The memory of Sept. 11 will not guide opinion forever. And so the challenge facing the internationalist hawks is to keep foreign policy at the front of the public mind. Those hoping to enlarge the scope and ambition of American involvement in the world must pay critical attention to public opinion — not merely in the narrow sense of polls and focus groups, but more deeply, in broader moral and cultural terms.

The task is especially important as it concerns future generations of American voters and leaders, who will be entrusted with sustaining the "new internationalism" in the years to come. As Harvard historian Ernest May has argued, appreciating the context in which statesmen grow up is essential to understanding the decisions they make while in power. Thus the "lessons of Munich" prompted American leaders to forge bold policies in the early Cold War, and lingering memories of Vietnam influenced the Clinton administration's approach to the world in the 1990s. Those urging a hawkish foreign policy should pay close attention to the culture in which future leaders are coming of age.

In post-Cold War America, that culture has been defined, for the most part, by peace and prosperity. The demise of the Soviet Union created a world in which — it was easy enough to imagine — history had ended and the United States no longer faced serious enemies abroad. Strong economic growth and ever-increasing globalization also contributed to the rosy outlook, leading younger Americans to embrace a global, cosmopolitan outlook. To them, the Great Depression, World War II, Vietnam, and the imminent threat of nuclear war are mere abstractions, relics of a distant past. The world as they know it is a kinder, gentler place. And in that world, America is not always the good guy.

The nation's educational system no longer devotes itself to building civic pride and patriotism. Scant time is spent studying American history (in a recent survey, only 60 percent of students at top colleges could name the half-century in which the Civil War was fought), and teaching is often mired in anti-Americanism. A study by Harvard researcher Sarah Stotsky, for example, found that basic textbooks used in primary and secondary schools across the country consistently trumpet what she calls "victim theory — the belief that all women and non-Western people have been nothing but victims of Western patriarchy or cultural imperialism." The result, Stotsky writes, is to "make white children feel ashamed of their country."

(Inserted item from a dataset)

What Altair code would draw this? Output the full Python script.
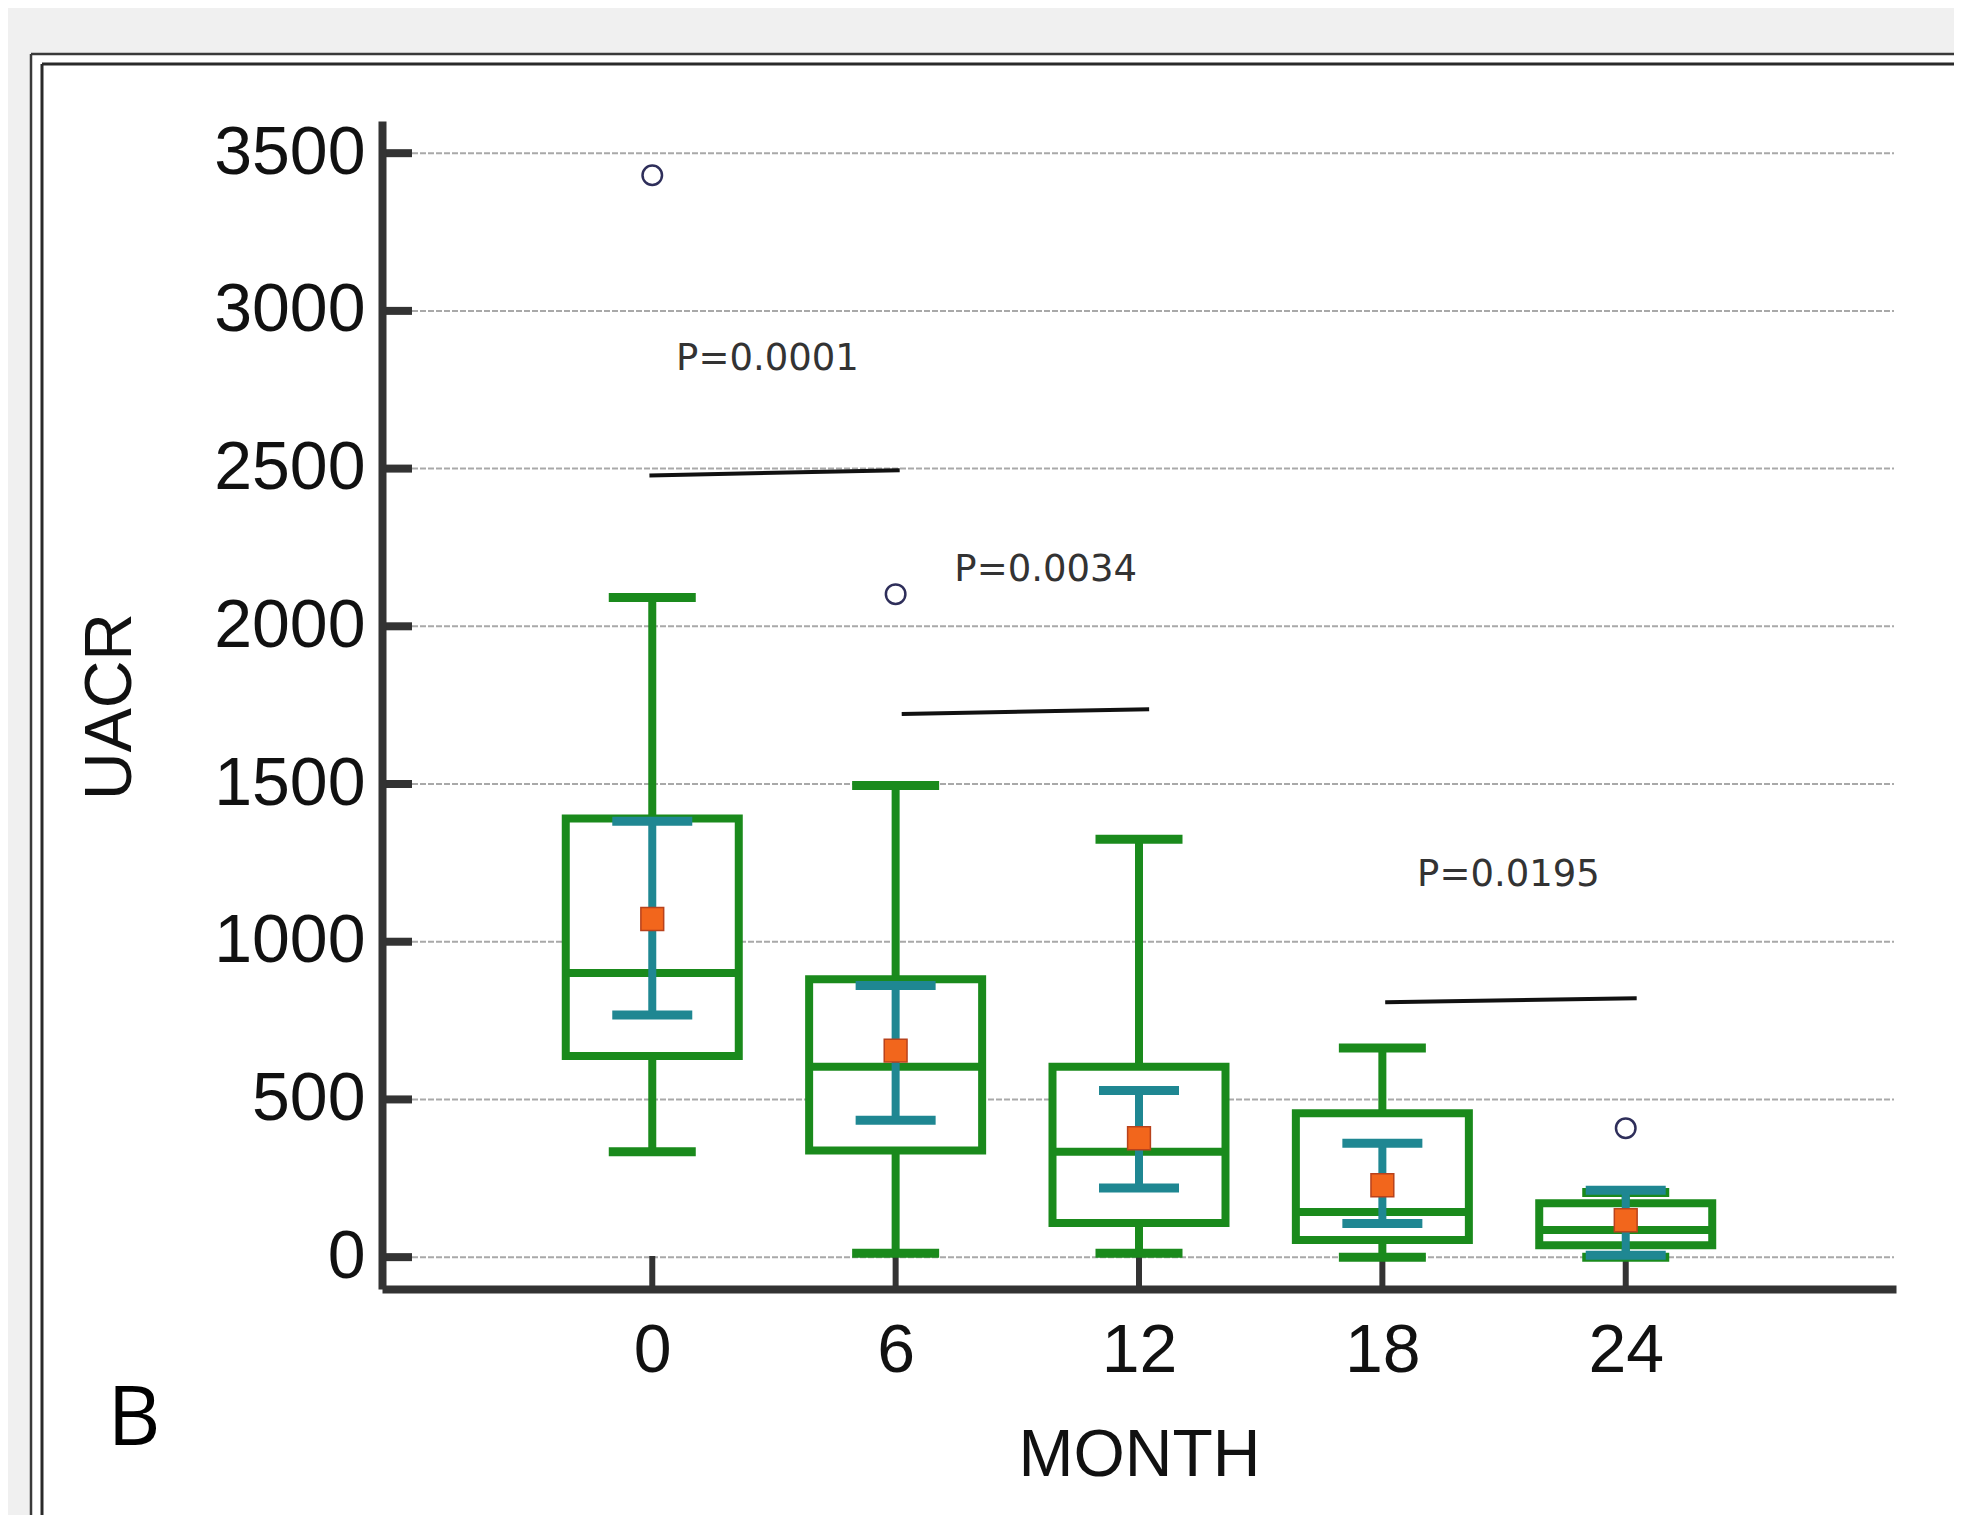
import altair as alt
import pandas as pd

# ---------------- data ----------------
months = [0, 6, 12, 18, 24]
whisker_low = [334, 12, 12, 0, 0]
q1 = [638, 338, 108, 54, 38]
median = [901, 604, 334, 143, 86]
q3 = [1391, 881, 604, 456, 171]
whisker_high = [2091, 1495, 1325, 663, 205]
mean = [1072, 655, 377, 228, 117]
ci_low = [768, 434, 219, 107, 6]
ci_high = [1382, 861, 528, 361, 212]

outlier_month = [0, 6, 24]
outlier_value = [3430, 2102, 409]

sig_x_start = [-0.07, 6.15, 18.07]
sig_x_end = [6.10, 12.25, 24.27]
sig_y_start = [2478, 1722, 808]
sig_y_end = [2495, 1737, 821]

p_labels = ["P=0.0001", "P=0.0034", "P=0.0195"]
p_x = [2.84, 9.70, 21.11]
p_y = [2847, 2178, 1211]

y_ticks = [0, 500, 1000, 1500, 2000, 2500, 3000, 3500]
x_ticks = [0, 6, 12, 18, 24]

# ---------------- tables ----------------
box = pd.DataFrame(dict(month=months, lo=whisker_low, q1=q1, med=median, q3=q3,
                        hi=whisker_high, mean=mean, cil=ci_low, cih=ci_high))
outl = pd.DataFrame(dict(month=outlier_month, value=outlier_value))
sig = pd.DataFrame(dict(x1=sig_x_start, x2=sig_x_end, y1=sig_y_start, y2=sig_y_end))
ptxt = pd.DataFrame(dict(label=p_labels, x=p_x, y=p_y))
grid = pd.DataFrame(dict(v=y_ticks))
xt = pd.DataFrame(dict(m=x_ticks))
one = pd.DataFrame(dict(k=[0]))

W, H = 1514, 1168
GREEN = "#1a8a1c"
TEAL = "#1f8792"
ORANGE = "#f2661c"
DARK = "#333333"

xscale = alt.Scale(domain=[-6.54, 30.54], nice=False, zero=False)
yscale = alt.Scale(domain=[-101, 3602], nice=False, zero=False)

xaxis = alt.Axis(values=x_ticks, labelPadding=28, title="MONTH", titleY=186,
                 titleBaseline="alphabetic", zindex=1)
yaxis = alt.Axis(values=y_ticks, format="d", labelPadding=17, title="UACR", titleAngle=270,
                 titleX=-252, titleY=585, titleAlign="center",
                 titleBaseline="alphabetic", zindex=1)


def X(f):
    return alt.X(f, type="quantitative", scale=xscale, axis=xaxis, title="MONTH")


def Y(f):
    return alt.Y(f, type="quantitative", scale=yscale, axis=yaxis, title="UACR")


# ---------------- decoration frame (white panel + two border lines) ----------------
panel_bg = alt.Chart(one).mark_rect(fill="white", strokeWidth=0).encode(
    x=alt.value(-351), y=alt.value(-67), x2=alt.value(W + 400), y2=alt.value(H + 600))
frame_lines = []
for off, voff, col, sw in [(-351, -67, "#3a3a3a", 2.5), (-340, -57, "#2a2a2a", 3)]:
    frame_lines.append(alt.Chart(one).mark_rule(color=col, strokeWidth=sw).encode(
        x=alt.value(off), x2=alt.value(W + 400), y=alt.value(voff)))
    frame_lines.append(alt.Chart(one).mark_rule(color=col, strokeWidth=sw).encode(
        x=alt.value(off), y=alt.value(voff), y2=alt.value(H + 600)))

# ---------------- grid + ticks ----------------
gridlines = alt.Chart(grid).mark_rule(color="#a9a9a9", strokeWidth=2, strokeDash=[6, 2]).encode(
    y=Y("v"), x=alt.value(30), x2=alt.value(W - 2))
yticks = alt.Chart(grid).mark_rule(color=DARK, strokeWidth=8).encode(
    y=Y("v"), x=alt.value(0), x2=alt.value(30))
xticks = alt.Chart(xt).mark_rule(color=DARK, strokeWidth=6).encode(
    x=X("m"), y=alt.value(H), y2=alt.value(H - 33))

# ---------------- box plots ----------------
base = alt.Chart(box)
whisk = base.mark_rule(color=GREEN, strokeWidth=8).encode(x=X("month"), y=Y("lo"), y2="hi")
boxes = base.mark_bar(size=173, fill="white", stroke=GREEN, strokeWidth=8, opacity=1).encode(
    x=X("month"), y=Y("q1"), y2="q3")
meds = base.mark_tick(orient="horizontal", size=175, thickness=8, color=GREEN, opacity=1).encode(
    x=X("month"), y=Y("med"))
cap_lo = base.mark_tick(orient="horizontal", size=87, thickness=9, color=GREEN, opacity=1).encode(
    x=X("month"), y=Y("lo"))
cap_hi = base.mark_tick(orient="horizontal", size=87, thickness=9, color=GREEN, opacity=1).encode(
    x=X("month"), y=Y("hi"))

ci = base.mark_rule(color=TEAL, strokeWidth=8).encode(x=X("month"), y=Y("cil"), y2="cih")
ci_lo = base.mark_tick(orient="horizontal", size=80, thickness=9, color=TEAL, opacity=1).encode(
    x=X("month"), y=Y("cil"))
ci_hi = base.mark_tick(orient="horizontal", size=80, thickness=9, color=TEAL, opacity=1).encode(
    x=X("month"), y=Y("cih"))
means = base.mark_square(size=520, fill=ORANGE, stroke="#b8421c", strokeWidth=1.5, opacity=1).encode(
    x=X("month"), y=Y("mean"))

outliers = alt.Chart(outl).mark_point(shape="circle", size=380, filled=False,
                                      stroke="#2e2e5a", strokeWidth=2.5, opacity=1).encode(
    x=X("month"), y=Y("value"))

# ---------------- significance annotations ----------------
siglines = alt.Chart(sig).mark_rule(color="#111111", strokeWidth=4).encode(
    x=X("x1"), x2="x2", y=Y("y1"), y2="y2")
ptexts = alt.Chart(ptxt).mark_text(font="DejaVu Sans", fontSize=37, color="#333333",
                                   align="center", baseline="middle").encode(
    x=X("x"), y=Y("y"), text="label")

panel_letter = alt.Chart(one).mark_text(font="Open Sans", fontSize=82, color="#000000",
                                        align="center", baseline="alphabetic").encode(
    x=alt.value(-248), y=alt.value(1324), text=alt.value("B"))

chart = alt.layer(
    panel_bg, *frame_lines, gridlines, yticks, xticks,
    whisk, boxes, meds, cap_lo, cap_hi,
    ci, ci_lo, ci_hi, means, outliers,
    siglines, ptexts, panel_letter,
).properties(
    width=W, height=H,
    padding={"left": 374, "top": 113, "right": 58, "bottom": 226},
    autosize=alt.AutoSizeParams(type="none"),
    background="#f0f0f0",
).configure_view(
    stroke=None
).configure_axis(
    labelFont="Liberation Sans", labelFontSize=68, labelColor="#111111",
    titleFont="Liberation Sans", titleFontSize=66, titleFontWeight="normal", titleColor="#111111",
    domainColor=DARK, domainWidth=8, ticks=False, grid=False,
)

chart.save("out.html", embed_options={"renderer": "svg", "actions": False})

Higher education is not much better. Conservatives have long decried the postmodernism, multiculturalism, and moral relativism that haunt the halls of modern academia. Few students graduate actually quoting Derrida or Foucault, but they do absorb, if only by osmosis, a basic disdain for age-old ways of thinking about right and wrong. The result is a pervasive amorality that avoids making judgments — especially, of course, with regard to other countries and cultures. As David Brooks documented last year in an essay for The Atlantic, college students today have lost the language of sin. "Evil," he observed, "is seen as something that can be cured with better education, or therapy, or Prozac." It's certainly not something to be countered by force.

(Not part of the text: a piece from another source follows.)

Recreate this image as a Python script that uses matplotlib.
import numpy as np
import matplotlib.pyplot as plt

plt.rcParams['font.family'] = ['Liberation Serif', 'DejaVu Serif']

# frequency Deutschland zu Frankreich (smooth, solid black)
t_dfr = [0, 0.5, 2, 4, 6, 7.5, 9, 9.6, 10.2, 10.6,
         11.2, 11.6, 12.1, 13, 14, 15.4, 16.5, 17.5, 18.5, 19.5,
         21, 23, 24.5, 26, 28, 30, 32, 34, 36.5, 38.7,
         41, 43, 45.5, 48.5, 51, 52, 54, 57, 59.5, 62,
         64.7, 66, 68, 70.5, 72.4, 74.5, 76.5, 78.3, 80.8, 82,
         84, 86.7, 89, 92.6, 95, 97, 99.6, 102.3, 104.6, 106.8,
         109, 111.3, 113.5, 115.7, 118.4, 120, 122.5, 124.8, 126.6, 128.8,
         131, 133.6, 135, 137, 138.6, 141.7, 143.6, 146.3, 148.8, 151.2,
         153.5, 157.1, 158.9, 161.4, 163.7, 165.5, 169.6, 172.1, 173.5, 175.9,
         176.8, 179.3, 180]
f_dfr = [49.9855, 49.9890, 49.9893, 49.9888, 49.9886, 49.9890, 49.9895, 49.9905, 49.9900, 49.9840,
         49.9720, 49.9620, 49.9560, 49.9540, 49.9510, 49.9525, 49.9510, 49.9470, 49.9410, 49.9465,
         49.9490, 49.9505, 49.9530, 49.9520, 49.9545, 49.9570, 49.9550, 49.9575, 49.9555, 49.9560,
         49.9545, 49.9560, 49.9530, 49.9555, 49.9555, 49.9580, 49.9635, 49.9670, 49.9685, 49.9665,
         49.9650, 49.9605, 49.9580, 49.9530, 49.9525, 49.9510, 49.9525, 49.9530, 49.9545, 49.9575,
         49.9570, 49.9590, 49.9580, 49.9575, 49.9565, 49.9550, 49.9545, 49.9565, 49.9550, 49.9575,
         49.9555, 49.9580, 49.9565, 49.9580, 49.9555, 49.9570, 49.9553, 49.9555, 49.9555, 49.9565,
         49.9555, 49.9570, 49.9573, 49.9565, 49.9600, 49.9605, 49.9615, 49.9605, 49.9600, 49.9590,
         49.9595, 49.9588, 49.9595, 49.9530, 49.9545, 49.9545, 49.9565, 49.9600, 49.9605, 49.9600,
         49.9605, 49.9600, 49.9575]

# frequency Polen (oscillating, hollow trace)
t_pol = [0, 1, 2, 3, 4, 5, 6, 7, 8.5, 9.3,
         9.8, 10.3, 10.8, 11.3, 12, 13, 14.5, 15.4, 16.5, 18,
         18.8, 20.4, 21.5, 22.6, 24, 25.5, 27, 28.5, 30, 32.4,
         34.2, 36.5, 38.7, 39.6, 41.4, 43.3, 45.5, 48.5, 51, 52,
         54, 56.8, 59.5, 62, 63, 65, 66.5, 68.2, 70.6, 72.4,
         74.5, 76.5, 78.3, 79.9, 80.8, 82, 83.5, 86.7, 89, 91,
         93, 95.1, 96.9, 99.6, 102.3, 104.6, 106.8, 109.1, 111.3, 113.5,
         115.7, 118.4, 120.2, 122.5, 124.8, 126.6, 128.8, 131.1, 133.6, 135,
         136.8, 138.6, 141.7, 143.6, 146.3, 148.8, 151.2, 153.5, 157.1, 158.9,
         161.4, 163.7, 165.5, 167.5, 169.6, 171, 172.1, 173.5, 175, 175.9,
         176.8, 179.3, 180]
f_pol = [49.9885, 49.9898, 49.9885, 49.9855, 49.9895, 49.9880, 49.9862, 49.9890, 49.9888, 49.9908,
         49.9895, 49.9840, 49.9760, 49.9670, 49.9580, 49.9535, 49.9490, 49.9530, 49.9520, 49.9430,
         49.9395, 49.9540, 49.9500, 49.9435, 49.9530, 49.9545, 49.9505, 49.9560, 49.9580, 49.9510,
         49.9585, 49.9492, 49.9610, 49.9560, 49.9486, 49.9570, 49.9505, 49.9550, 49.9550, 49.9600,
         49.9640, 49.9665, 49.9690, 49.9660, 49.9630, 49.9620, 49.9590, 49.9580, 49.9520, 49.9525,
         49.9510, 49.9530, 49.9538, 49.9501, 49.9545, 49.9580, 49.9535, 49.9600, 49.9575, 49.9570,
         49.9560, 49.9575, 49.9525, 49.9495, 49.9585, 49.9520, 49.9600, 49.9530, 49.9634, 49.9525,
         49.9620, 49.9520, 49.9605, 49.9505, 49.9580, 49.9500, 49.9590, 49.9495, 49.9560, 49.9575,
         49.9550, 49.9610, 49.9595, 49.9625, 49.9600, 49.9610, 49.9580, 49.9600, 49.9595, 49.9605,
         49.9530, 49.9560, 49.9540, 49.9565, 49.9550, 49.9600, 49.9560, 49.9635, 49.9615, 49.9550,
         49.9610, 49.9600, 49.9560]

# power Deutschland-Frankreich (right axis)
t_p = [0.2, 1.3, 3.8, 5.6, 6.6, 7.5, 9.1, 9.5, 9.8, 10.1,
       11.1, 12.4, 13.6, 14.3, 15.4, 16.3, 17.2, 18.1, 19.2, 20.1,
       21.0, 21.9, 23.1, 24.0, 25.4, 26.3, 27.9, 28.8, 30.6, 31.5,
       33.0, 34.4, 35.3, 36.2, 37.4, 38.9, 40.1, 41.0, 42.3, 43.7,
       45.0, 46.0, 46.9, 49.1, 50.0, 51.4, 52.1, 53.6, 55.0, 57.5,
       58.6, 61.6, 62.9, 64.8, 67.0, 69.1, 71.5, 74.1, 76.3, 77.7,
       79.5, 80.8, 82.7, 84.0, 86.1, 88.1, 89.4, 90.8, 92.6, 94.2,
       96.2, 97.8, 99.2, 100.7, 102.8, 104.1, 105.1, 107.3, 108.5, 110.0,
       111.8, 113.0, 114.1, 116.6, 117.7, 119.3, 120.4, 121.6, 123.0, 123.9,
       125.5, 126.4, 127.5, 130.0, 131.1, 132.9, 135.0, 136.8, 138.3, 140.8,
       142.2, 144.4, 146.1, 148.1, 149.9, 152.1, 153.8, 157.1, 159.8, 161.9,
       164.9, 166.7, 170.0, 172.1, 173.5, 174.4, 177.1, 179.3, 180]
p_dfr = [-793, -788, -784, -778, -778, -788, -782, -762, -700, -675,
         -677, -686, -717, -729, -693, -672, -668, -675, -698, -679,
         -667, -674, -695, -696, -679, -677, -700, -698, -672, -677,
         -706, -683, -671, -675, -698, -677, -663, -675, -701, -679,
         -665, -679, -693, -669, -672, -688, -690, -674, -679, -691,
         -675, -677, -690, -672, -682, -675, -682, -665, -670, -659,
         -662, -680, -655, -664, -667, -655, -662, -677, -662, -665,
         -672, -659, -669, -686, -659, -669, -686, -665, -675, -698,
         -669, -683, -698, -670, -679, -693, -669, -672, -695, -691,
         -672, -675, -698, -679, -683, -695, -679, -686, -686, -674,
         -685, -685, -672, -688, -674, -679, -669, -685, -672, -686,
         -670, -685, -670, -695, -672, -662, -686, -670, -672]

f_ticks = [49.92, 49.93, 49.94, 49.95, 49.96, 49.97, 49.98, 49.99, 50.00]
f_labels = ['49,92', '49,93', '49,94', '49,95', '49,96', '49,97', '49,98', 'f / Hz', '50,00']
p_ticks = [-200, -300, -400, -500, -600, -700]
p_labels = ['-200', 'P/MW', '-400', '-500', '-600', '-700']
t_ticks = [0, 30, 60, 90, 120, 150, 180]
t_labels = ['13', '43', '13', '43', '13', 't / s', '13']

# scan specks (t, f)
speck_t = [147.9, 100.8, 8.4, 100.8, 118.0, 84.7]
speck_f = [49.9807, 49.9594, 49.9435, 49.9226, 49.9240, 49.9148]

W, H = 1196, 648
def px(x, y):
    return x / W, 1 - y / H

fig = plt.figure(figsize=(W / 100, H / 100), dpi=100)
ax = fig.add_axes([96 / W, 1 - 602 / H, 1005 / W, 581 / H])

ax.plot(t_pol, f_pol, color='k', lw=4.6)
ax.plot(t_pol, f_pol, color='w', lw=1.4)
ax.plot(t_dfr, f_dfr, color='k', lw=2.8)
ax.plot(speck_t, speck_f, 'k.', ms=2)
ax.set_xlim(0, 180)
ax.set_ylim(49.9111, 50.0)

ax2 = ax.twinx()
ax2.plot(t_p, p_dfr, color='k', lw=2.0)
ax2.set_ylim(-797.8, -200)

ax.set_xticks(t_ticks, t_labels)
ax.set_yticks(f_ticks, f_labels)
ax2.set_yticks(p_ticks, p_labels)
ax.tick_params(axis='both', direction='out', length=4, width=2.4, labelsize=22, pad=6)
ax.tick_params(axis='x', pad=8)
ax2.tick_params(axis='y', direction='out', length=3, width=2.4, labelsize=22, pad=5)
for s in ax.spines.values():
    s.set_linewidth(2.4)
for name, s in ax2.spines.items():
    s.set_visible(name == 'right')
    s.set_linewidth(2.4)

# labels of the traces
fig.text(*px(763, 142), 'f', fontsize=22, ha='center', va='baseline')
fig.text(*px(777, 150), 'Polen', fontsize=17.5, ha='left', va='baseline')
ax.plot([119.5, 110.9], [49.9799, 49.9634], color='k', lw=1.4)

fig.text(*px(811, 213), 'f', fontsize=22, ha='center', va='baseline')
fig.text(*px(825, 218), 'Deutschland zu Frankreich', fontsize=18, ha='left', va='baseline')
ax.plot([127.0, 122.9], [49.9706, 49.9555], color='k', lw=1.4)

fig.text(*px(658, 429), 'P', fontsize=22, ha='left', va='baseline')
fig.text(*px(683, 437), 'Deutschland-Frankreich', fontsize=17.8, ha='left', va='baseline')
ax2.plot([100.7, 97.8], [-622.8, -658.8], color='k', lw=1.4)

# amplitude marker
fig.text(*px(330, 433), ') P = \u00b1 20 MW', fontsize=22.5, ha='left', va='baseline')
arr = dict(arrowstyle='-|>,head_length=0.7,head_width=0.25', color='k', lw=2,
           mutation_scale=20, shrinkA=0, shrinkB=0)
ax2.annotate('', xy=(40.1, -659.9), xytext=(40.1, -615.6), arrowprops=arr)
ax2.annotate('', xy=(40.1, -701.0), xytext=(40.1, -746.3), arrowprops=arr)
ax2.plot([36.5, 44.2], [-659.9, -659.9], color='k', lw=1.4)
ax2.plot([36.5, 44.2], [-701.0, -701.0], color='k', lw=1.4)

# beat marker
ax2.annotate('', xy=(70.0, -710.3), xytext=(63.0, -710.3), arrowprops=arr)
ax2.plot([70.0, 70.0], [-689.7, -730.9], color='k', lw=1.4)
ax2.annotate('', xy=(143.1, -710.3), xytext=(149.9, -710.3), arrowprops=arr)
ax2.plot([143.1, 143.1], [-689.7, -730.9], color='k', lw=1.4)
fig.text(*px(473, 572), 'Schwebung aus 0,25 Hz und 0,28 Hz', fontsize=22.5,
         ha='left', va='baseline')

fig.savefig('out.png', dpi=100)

These attitudes have serious implications for the future of American foreign policy. They suggest that a rising generation of American citizens and leaders will have grown up in a culture of self-satisfaction, irony, and moral doubt — precisely the wrong qualities needed for exercising bold leadership abroad. If all values are relative, such citizens will wonder, then why encourage the spread of democracy, free speech, or religious freedom abroad? Isn't that just a form of moral or cultural "imperialism"?

Sustaining an energized foreign policy will require an American public that is confident in its ideals and willing to defend them around the world. It will require a willingness to make sacrifices, even in human life. Above all, it will require a tragic sense that, as President Bush declared in his State of the Union address, "evil is real, and it must be opposed."

For neocons and their allies, therefore, instilling these values in the culture at home must go hand in hand with a hawkish strategy abroad. Sept. 11 provided a powerful first push in that direction. The real work still lies ahead.